Through extensive research, we determined that imitating some of the picks of hedge funds and other institutional investors can help generate market-beating returns over the long run. The key is to focus on the small-cap picks of these investors, since they are usually less followed by the broader market and are less price-efficient (see more details here).

Steve Cohen
Steve Cohen
Point72 Asset Management

Point72 Asset Management acquired a new stake of 1.45 million shares in Advance Auto Parts Inc. (NYSE:AAP) during the fourth quarter, which was valued at $218.95 million on December 31. The shares of the automotive aftermarket parts provider have lost 3% over the past 12 months, but are flat year-to-date.
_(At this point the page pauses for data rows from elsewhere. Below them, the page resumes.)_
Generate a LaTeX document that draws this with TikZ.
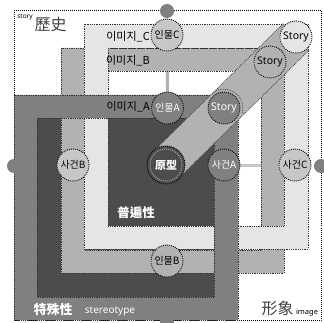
\documentclass[tikz,border=0pt]{standalone}
\usepackage{fontspec}
\setmainfont{Noto Sans}
\newfontfamily\kr{Noto Sans CJK KR}
\newfontfamily\tc{Noto Sans CJK TC}
\usetikzlibrary{calc}
\definecolor{cA}{gray}{0.5}
\definecolor{cB}{gray}{0.70}
\definecolor{cC}{gray}{0.90}
\definecolor{cD}{gray}{0.30}
\definecolor{cE}{gray}{0.78}
\pgfdeclarelayer{bg}
\pgfsetlayers{bg,main}
\tikzset{
 dots/.style={draw=black,line width=0.9pt,dash pattern=on 0.9pt off 1.1pt},
 banddots/.style={draw=black!80,line width=0.7pt,dash pattern=on 0.8pt off 1pt},
 bandshape/.style={banddots,even odd rule},
 circ/.style={circle,minimum size=32pt,inner sep=0pt,dots,font=\kr\fontsize{10}{10}\selectfont},
 ring/.style={circle,minimum size=38pt,inner sep=0pt,dots},
 port/.style={circle,minimum size=14pt,inner sep=0pt,fill=cA},
 link/.style={line width=3pt},
 lab/.style={font=\kr\fontsize{11}{11}\selectfont,inner sep=0pt},
}
\begin{document}
\begin{tikzpicture}[x=1pt,y=-1pt]
\useasboundingbox (0,0) rectangle (323,323);
% circles
\node[ring,fill=cD] (ringO) at (166,165) {};
\node[circ,fill=cD,text=white,draw=white!70!black,font=\tc\bfseries\fontsize{11}{11}\selectfont] (orig) at (166,165) {原型};
\node[circ,fill=cC,font=\fontsize{10.5}{10.5}\selectfont] (st1) at (296,37) {Story};
\node[circ,fill=cB,font=\fontsize{10.5}{10.5}\selectfont] (st2) at (270,62) {Story};
\node[circ,fill=cA,text=white,font=\bfseries\fontsize{10.5}{10.5}\selectfont] (st3) at (224,108) {Story};
\node[circ,fill=cE] (inC) at (167,35) {인물C};
\node[circ,fill=cA,text=white] (inA) at (167.5,108) {인물A};
\node[circ,fill=cB] (inB) at (167,261) {인물B};
\node[circ,fill=cA,text=white] (saA) at (224,165) {사건A};
\node[circ,fill=cE] (saB) at (73,165) {사건B};
\node[circ,fill=cE] (saC) at (295,165) {사건C};
\node[port] (pT) at (167,11) {};
\node[port] (pL) at (14,166) {};
\node[port] (pR) at (321,166) {};
\node[port] (pB) at (167,322) {};
% labels
\node[lab,anchor=east] (lC) at (150,37) {이미지\_C};
\node[lab,anchor=east] (lB) at (150,61) {이미지\_B};
\node[lab,anchor=east] (lA) at (150,107) {이미지\_A};
\node[inner sep=0pt,font=\fontsize{6.5}{6.5}\selectfont] (tStory) at (25,17.5) {story};
\node[inner sep=0pt,font=\tc\fontsize{16}{16}\selectfont,text=black!75] (tHist) at (50.5,24) {歷史};
\node[inner sep=0pt,font=\tc\fontsize{16}{16}\selectfont,text=black!75] (tImg) at (277.5,308) {形象};
\node[inner sep=0pt,font=\fontsize{7.5}{7.5}\selectfont] (tImage) at (307,313) {image};
\node[inner sep=0pt,text=white,font=\tc\bfseries\fontsize{12.5}{12.5}\selectfont] (tUni) at (136,213) {普遍性};
\node[inner sep=0pt,text=white,font=\tc\bfseries\fontsize{13}{13}\selectfont] (tSpe) at (53,310) {特殊性};
\node[inner sep=0pt,text=white,font=\fontsize{10}{10}\selectfont] (tSte) at (110,311) {stereotype};
\begin{pgfonlayer}{bg}
\fill[white] (0,0) rectangle (323,323);
\draw[draw=black,line width=1pt,dash pattern=on 1pt off 1pt] (14,10.5) rectangle (321,320);
\draw[link,cB] (inC) -- (inA);
\draw[link,cE] (saA) -- (saC);
\path[banddots,fill=cD] (37,118) rectangle (214,297);
\path[bandshape,fill=cB] (61,48) rectangle (284,273) (84,71) rectangle (261,250);
\path[bandshape,fill=cC] (84,24) rectangle (308,249) (108,48) rectangle (284,226);
\path[bandshape,fill=cA] (14,95) rectangle (238,320) (37,118) rectangle (214,297);
\path[banddots,fill=cB]
  ($(orig)!18.5pt!90:(st1)$) -- ($(st1)!18.5pt!-90:(orig)$) --
  ($(st1)!18.5pt!90:(orig)$) -- ($(orig)!18.5pt!-90:(st1)$) -- cycle;
\draw[banddots] (224,108) ++(-15:18.8pt) arc[start angle=-15,end angle=130,radius=18.8pt];
\end{pgfonlayer}
\end{tikzpicture}
\end{document}
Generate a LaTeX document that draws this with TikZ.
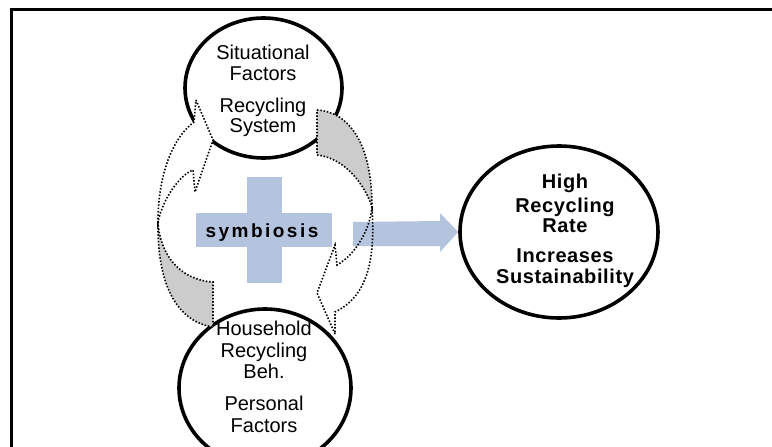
\documentclass[tikz,border=0pt]{standalone}
\usepackage{fontspec}
\setmainfont{Liberation Sans}
\newfontfamily\rfont[LetterSpace=3]{Liberation Sans}
\newfontfamily\sfont[LetterSpace=13]{Liberation Sans}
\usetikzlibrary{shapes.geometric}
\definecolor{crossblue}{RGB}{180,196,222}
\definecolor{tailgray}{RGB}{204,204,204}
\begin{document}
\begin{tikzpicture}[x=1pt,y=-1pt,
  ell/.style={ellipse, draw=black, line width=3.6pt, fill=white, inner sep=0pt},
  dotline/.style={line width=1.6pt, dash pattern=on 1.5pt off 1.8pt, black},
  lbl/.style={anchor=base, inner sep=0pt, font=\fontsize{20}{20}\selectfont},
  blbl/.style={anchor=base, inner sep=0pt, font=\rfont\bfseries\fontsize{20}{20}\selectfont},
  symlbl/.style={anchor=base, inner sep=0pt, font=\sfont\bfseries\fontsize{19}{19}\selectfont},
]
\useasboundingbox (0,0) rectangle (772,447);
\fill[white] (0,0) rectangle (772,447);
\draw[line width=2.2pt] (11.5,447) -- (11.5,9.5) -- (772,9.5);

% ellipses
\node[ell, minimum width=157pt, minimum height=140pt] (sit) at (263.5,88) {};
\node[ell, minimum width=172pt, minimum height=158pt] (hh) at (265,388) {};
\node[ell, minimum width=198pt, minimum height=172pt] (rate) at (559,232) {};

% curved arrow fills
\fill[white] (196,100) -- (213,140) -- (195,192) -- (193,170) .. controls (180,175) and (163,198) .. (158,222) .. controls (158,180) and (170,140) .. (194,122) -- cycle;
\fill[tailgray] (158,222) .. controls (160,255) and (180,280) .. (213,282) -- (213,327) .. controls (180,322) and (157,290) .. (158,222) -- cycle;
\fill[white] (335,334) -- (317,293) -- (335,245) -- (337,265) .. controls (355,255) and (370,230) .. (372,207) .. controls (375,255) and (370,295) .. (335,312) -- cycle;
\fill[tailgray] (317,110) .. controls (350,112) and (372,145) .. (372,207) .. controls (365,185) and (345,158) .. (317,155) -- cycle;

% blue cross and arrow
\fill[crossblue] (247,177) rectangle (282,283);
\fill[crossblue] (196,213) rectangle (332,247);
\coordinate (arrstart) at (353,234);
\fill[crossblue] (arrstart) ++(0,-12) -- (440,221) -- (440,213) -- (rate.west) -- (440,252) -- (440,246) -- (353,246) -- cycle;

% curved arrow outlines
\draw[dotline] (196,100) -- (213,140) -- (195,192) -- (193,170) .. controls (180,175) and (163,198) .. (158,222) .. controls (158,180) and (170,140) .. (194,122) -- cycle;
\draw[dotline] (158,222) .. controls (160,255) and (180,280) .. (213,282) -- (213,327) .. controls (180,322) and (157,290) .. (158,222) -- cycle;
\draw[dotline] (335,334) -- (317,293) -- (335,245) -- (337,265) .. controls (355,255) and (370,230) .. (372,207) .. controls (375,255) and (370,295) .. (335,312) -- cycle;
\draw[dotline] (317,110) .. controls (350,112) and (372,145) .. (372,207) .. controls (365,185) and (345,158) .. (317,155) -- cycle;

% texts
\node[lbl] (t1) at (263,59) {Situational};
\node[lbl] (t2) at (263,80) {Factors};
\node[lbl] (t3) at (263,112) {Recycling};
\node[lbl] (t4) at (263,132) {System};
\node[lbl] (t5) at (264,335) {Household};
\node[lbl] (t6) at (264,357) {Recycling};
\node[lbl] (t7) at (264,378) {Beh.};
\node[lbl] (t8) at (264,410) {Personal};
\node[lbl] (t9) at (264,432) {Factors};
\node[blbl] (t10) at (565,188) {High};
\node[blbl] (t11) at (565,212) {Recycling};
\node[blbl] (t12) at (565,232) {Rate};
\node[blbl] (t13) at (565,262) {Increases};
\node[blbl] (t14) at (565,283) {Sustainability};
\node[symlbl] (sym) at (262,237) {symbiosis};
\end{tikzpicture}
\end{document}
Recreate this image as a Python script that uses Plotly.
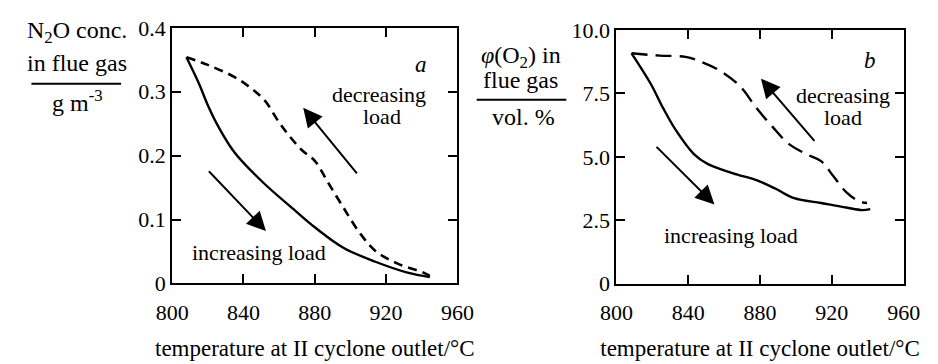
import plotly.graph_objects as go

# --- (a) N2O concentration vs. temperature at II cyclone outlet ---
temp_inc_a = [808, 815, 820, 826, 835, 851, 869, 880, 896, 914, 932, 944.5]
n2o_inc = [0.354, 0.313, 0.279, 0.245, 0.205, 0.158, 0.114, 0.088, 0.056, 0.034, 0.017, 0.010]

temp_dec_a = [808, 820, 835, 844, 852, 860, 866, 873, 880, 887, 896, 905, 914, 926.5, 941, 944.5]
n2o_dec = [0.354, 0.342, 0.323, 0.306, 0.286, 0.252, 0.230, 0.208, 0.192, 0.160, 0.119, 0.080, 0.051, 0.031, 0.017, 0.012]

# --- (b) O2 volume fraction vs. temperature at II cyclone outlet ---
temp_inc_b = [808.4, 819, 826, 833, 843, 851, 865, 878, 889, 899, 914, 928, 937, 941.4]
o2_inc = [9.08, 7.89, 6.92, 6.06, 5.12, 4.71, 4.35, 4.08, 3.73, 3.37, 3.18, 3.0, 2.9, 2.94]

temp_dec_b = [808.4, 824, 838.5, 847, 858, 869, 878, 887, 896, 906, 914, 921, 928, 935, 939.6]
o2_dec = [9.08, 8.99, 8.94, 8.75, 8.38, 7.77, 6.92, 6.18, 5.51, 5.1, 4.83, 4.22, 3.61, 3.25, 3.18]

x_ticks = [800, 840, 880, 920, 960]
y_ticks_a = [0, 0.1, 0.2, 0.3, 0.4]
y_ticklabels_a = ["0", "0.1", "0.2", "0.3", "0.4"]
y_ticks_b = [0, 2.5, 5.0, 7.5, 10.0]
y_ticklabels_b = ["0", "2.5", "5.0", "7.5", "10.0"]

FONT = "Liberation Serif"
W, H = 938, 364

fig = go.Figure()

line_solid = dict(color="black", width=2.4, shape="spline", smoothing=1.0)
fig.add_trace(go.Scatter(x=temp_inc_a, y=n2o_inc, mode="lines", line=line_solid,
                         xaxis="x", yaxis="y", showlegend=False))
fig.add_trace(go.Scatter(x=temp_dec_a, y=n2o_dec, mode="lines",
                         line=dict(color="black", width=2.6, dash="9px,6px", shape="spline", smoothing=1.0),
                         xaxis="x", yaxis="y", showlegend=False))
fig.add_trace(go.Scatter(x=temp_inc_b, y=o2_inc, mode="lines", line=line_solid,
                         xaxis="x2", yaxis="y2", showlegend=False))
fig.add_trace(go.Scatter(x=temp_dec_b, y=o2_dec, mode="lines",
                         line=dict(color="black", width=2.4, dash="16px,8px", shape="spline", smoothing=1.0),
                         xaxis="x2", yaxis="y2", showlegend=False))

axis_common = dict(
    showline=True, linecolor="black", linewidth=2, mirror="allticks",
    ticks="inside", ticklen=9, tickwidth=2, tickcolor="black",
    showgrid=False, zeroline=False,
    tickfont=dict(family=FONT, size=22, color="black"),
)

xtitle = "temperature at II cyclone outlet/°C"
xtitle_font = dict(family=FONT, size=23, color="black")

fig.update_layout(
    width=W, height=H,
    margin=dict(l=0, r=0, t=0, b=0),
    paper_bgcolor="white", plot_bgcolor="white",
    font=dict(family=FONT, color="black"),
    xaxis=dict(axis_common, domain=[161 / W, 457 / W], range=[800, 960],
               tickvals=x_ticks, anchor="y", ticklabelstandoff=8,
               title=dict(text=xtitle, font=xtitle_font, standoff=16)),
    yaxis=dict(axis_common, domain=[1 - 291.5 / H, 1 - 17 / H], range=[0, 0.4],
               tickvals=y_ticks_a, ticktext=y_ticklabels_a, anchor="x"),
    xaxis2=dict(axis_common, domain=[622 / W, 920 / W], range=[800, 960],
                tickvals=x_ticks, anchor="y2", ticklabelstandoff=8,
                title=dict(text=xtitle, font=xtitle_font, standoff=16)),
    yaxis2=dict(axis_common, domain=[1 - 291.7 / H, 1 - 19.3 / H], range=[0, 10],
                tickvals=y_ticks_b, ticktext=y_ticklabels_b, anchor="x2"),
)

ann = []


def label(text, x, y, xref, yref, size=22):
    ann.append(dict(text=text, x=x, y=y, xref=xref, yref=yref, showarrow=False,
                    font=dict(family=FONT, size=size, color="black"),
                    xanchor="center", yanchor="middle"))


def arrow(x0, y0, x1, y1, xref, yref):
    ann.append(dict(x=x1, y=y1, ax=x0, ay=y0, xref=xref, yref=yref,
                    axref=xref, ayref=yref, text="", showarrow=True,
                    arrowhead=2, arrowsize=1.9, arrowwidth=2, arrowcolor="black"))


# panel a
label("<i>a</i>", 939.4, 0.343, "x", "y", size=23)
label("decreasing", 916.2, 0.295, "x", "y")
label("load", 917.8, 0.262, "x", "y")
label("increasing load", 848.9, 0.049, "x", "y")
arrow(904.3, 0.170, 873.5, 0.275, "x", "y")
arrow(819.8, 0.178, 852.6, 0.082, "x", "y")

# panel b
label("<i>b</i>", 941.4, 8.81, "x2", "y2", size=23)
label("decreasing", 926.2, 7.40, "x2", "y2")
label("load", 926.2, 6.56, "x2", "y2")
label("increasing load", 864.0, 1.90, "x2", "y2")
arrow(911.0, 5.57, 880.5, 8.08, "x2", "y2")
arrow(821.5, 5.45, 854.6, 3.12, "x2", "y2")

# quantity / unit y-axis titles written as fractions
label("N<sub>2</sub>O conc.", 62 / W, 1 - 21 / H, "paper", "paper", size=24)
label("in flue gas", 62 / W, 1 - 55 / H, "paper", "paper", size=24)
label("g m<sup>-3</sup>", 63 / W, 1 - 96 / H, "paper", "paper", size=24)
label("<i>φ</i>(O<sub>2</sub>) in", 522.5 / W, 1 - 48 / H, "paper", "paper", size=24)
label("flue gas", 522 / W, 1 - 73 / H, "paper", "paper", size=24)
label("vol. %", 526 / W, 1 - 113 / H, "paper", "paper", size=24)

fig.update_layout(annotations=ann)

fig.update_layout(shapes=[
    dict(type="line", xref="paper", yref="paper", x0=15 / W, x1=108 / W,
         y0=1 - 77 / H, y1=1 - 77 / H, line=dict(color="black", width=2)),
    dict(type="line", xref="paper", yref="paper", x0=477 / W, x1=570 / W,
         y0=1 - 94.3 / H, y1=1 - 94.3 / H, line=dict(color="black", width=2)),
])

fig.write_html("out.html")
In September 2015, activist investor Jeffrey Smith’s Starboard Value LP disclosed a 3.7% stake in the company and urged the management to take steps aimed at creating shareholder value. Most importantly, the activist asserted that the automotive parts retailer “substantially underperformed peers on almost any measure, including operating margins, revenue growth, and total shareholder return”. Advance Auto Parts Inc. (NYSE:AAP) sealed an agreement with Starboard in November, under which Jeffrey Smith was appointed to the company’s Board of Directors. Meanwhile, AAP’s stock is currently trading around 15 times expected fiscal 2017 earnings, significantly above the forward P/E multiple of 9.8 for the Auto Parts and Equipment industry. The number of hedge funds tracked by Insider Monkey with stakes in the company climbed to 56 from 44 during the December quarter. Starboard Value LP reported owning 1.71 million shares of Advance Auto Parts Inc. (NYSE:AAP) in its 13F for the fourth quarter.